Markets are loving the Fed's 'patient' stance on rates - and with Facebook's blowout quarter it's a sea of green for stocks
- The Fed held rates steady and chairman Jerome Powell said the central bank would be patient with hikes. That has sent stock markets higher. The Hang Seng reached a 4-month high.
- The Fed comments, along with Facebook's fourth-quarter earnings that beat Wall Street expectations, has helped buoy markets. Facebook soared 11% in premarket trading.
- "The very dovish tone from the Fed is clearly supportive to risk," said an economist at Fidelity International.
The Federal Reserve's "surprisingly dovish" stance on the US economy, along with positive results from tech giant Facebook, has sparked a global stock market rally.
The Fed held rates steady and chairman Jerome Powell said the central bank would be patient with hikes. In its assessment of the economy, the Fed did not make any significant changes, characterizing growth as "solid" and the job market as "strong."
The stance was "a surprisingly dovish policy U-turn by the US central bank," Mike van Dulken and Artjom Hatsaturjants at Accendo Markets said in a note to clients.

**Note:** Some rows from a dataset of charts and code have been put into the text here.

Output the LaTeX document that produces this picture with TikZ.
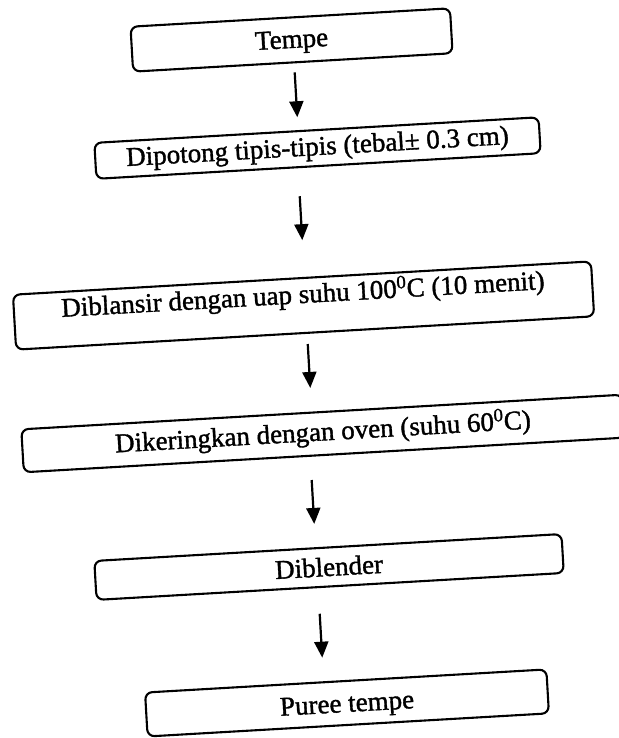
\documentclass[tikz,border=0pt]{standalone}
\usepackage{fontspec}
\setmainfont[FakeBold=1.3]{Liberation Serif}
\usetikzlibrary{arrows.meta}
\begin{document}
\begin{tikzpicture}[x=1pt,y=-1pt,
  box/.style={draw, line width=2.1pt, rounded corners=7pt, inner xsep=0pt, inner ysep=0pt,
    align=center, font=\fontsize{27}{32}\selectfont, transform shape},
  flow/.style={line width=2.2pt, -{Triangle[length=16pt,width=14pt]}}]
\useasboundingbox (0,0) rectangle (618,738);
\fill[white] (0,0) rectangle (618,738);
\begin{scope}[rotate around={3.3:(309,369)}]
\node[box, minimum width=320pt, text height=30.5pt, text depth=14.5pt] (n1) at (310.5,39.5) {Tempe};
\node[box, minimum width=445pt, text height=25pt, text depth=11pt] (n2) at (330.2,148.9) {Dipotong tipis-tipis (tebal± 0.3 cm)};
\node[box, minimum width=579pt, text height=25pt, text depth=30pt] (n3) at (307.2,305.3) {Diblansir dengan uap suhu 100\textsuperscript{0}C (10 menit)};
\node[box, minimum width=602pt, text height=28.5pt, text depth=14.5pt] (n4) at (319.3,434.2) {Dikeringkan dengan oven (suhu 60\textsuperscript{0}C)};
\node[box, minimum width=468pt, text height=28.5pt, text depth=10.5pt] (n5) at (317.6,567.8) {Diblender};
\node[box, minimum width=402pt, text height=31pt, text depth=13pt] (n6) at (327.7,704.6) {Puree tempe};
\coordinate (a1s) at (311.8,72);  \coordinate (a1e) at (311.8,117);
\coordinate (a2s) at (309.7,196); \coordinate (a2e) at (309.7,240);
\coordinate (a3s) at (309.2,344); \coordinate (a3e) at (309.2,388);
\coordinate (a4s) at (305.3,480); \coordinate (a4e) at (305.3,524);
\coordinate (a5s) at (305.6,614); \coordinate (a5e) at (305.6,658);
\draw[flow] (a1s) -- (a1e);
\draw[flow] (a2s) -- (a2e);
\draw[flow] (a3s) -- (a3e);
\draw[flow] (a4s) -- (a4e);
\draw[flow] (a5s) -- (a5e);
\end{scope}
\end{tikzpicture}
\end{document}
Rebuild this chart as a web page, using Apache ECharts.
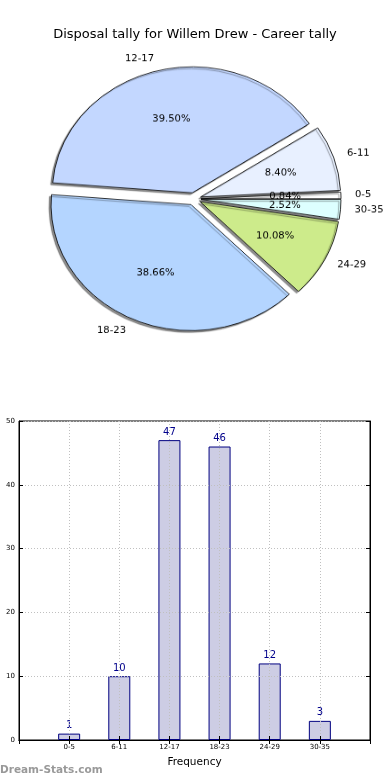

The Fed comments, along with Facebook's fourth-quarter earnings that beat Wall Street expectations, has helped buoy markets, they said.
Here's the roundup as of 9.05 a.m. in London (4.05 a.m. in New York):
- US futures gained. Nasdaq futures are up 0.4% after the underlying index on Wednesday closed 2.6% higher. Futures on the Dow and S&P 500 are posting slight gains, up about 0.1% each.
- Facebook soared 11% in premarket New York trading. Facebook posted sales of about $17 billion for the quarter, a stunning 30% gain from the same period last year.
- The FTSE 100, the Dax Index and the CAC Index are all up at least 0.5%. The benchmark Euro Stoxx 50 is up about 0.2%.
- The Shanghai Composite rose 0.4%, the Hang Seng jumped 1.1%, reaching an almost 4-month high.
"The very dovish tone from the Fed is clearly supportive to risk," said Anna Stupnytska, global economist at Fidelity International. "Remarkably," she said, the dovish guidance and the Fed's change of vocabulary -- "adjustments" to the target range for the federal funds rate has replaced "increases" -- puts "interest rate cuts back on the table."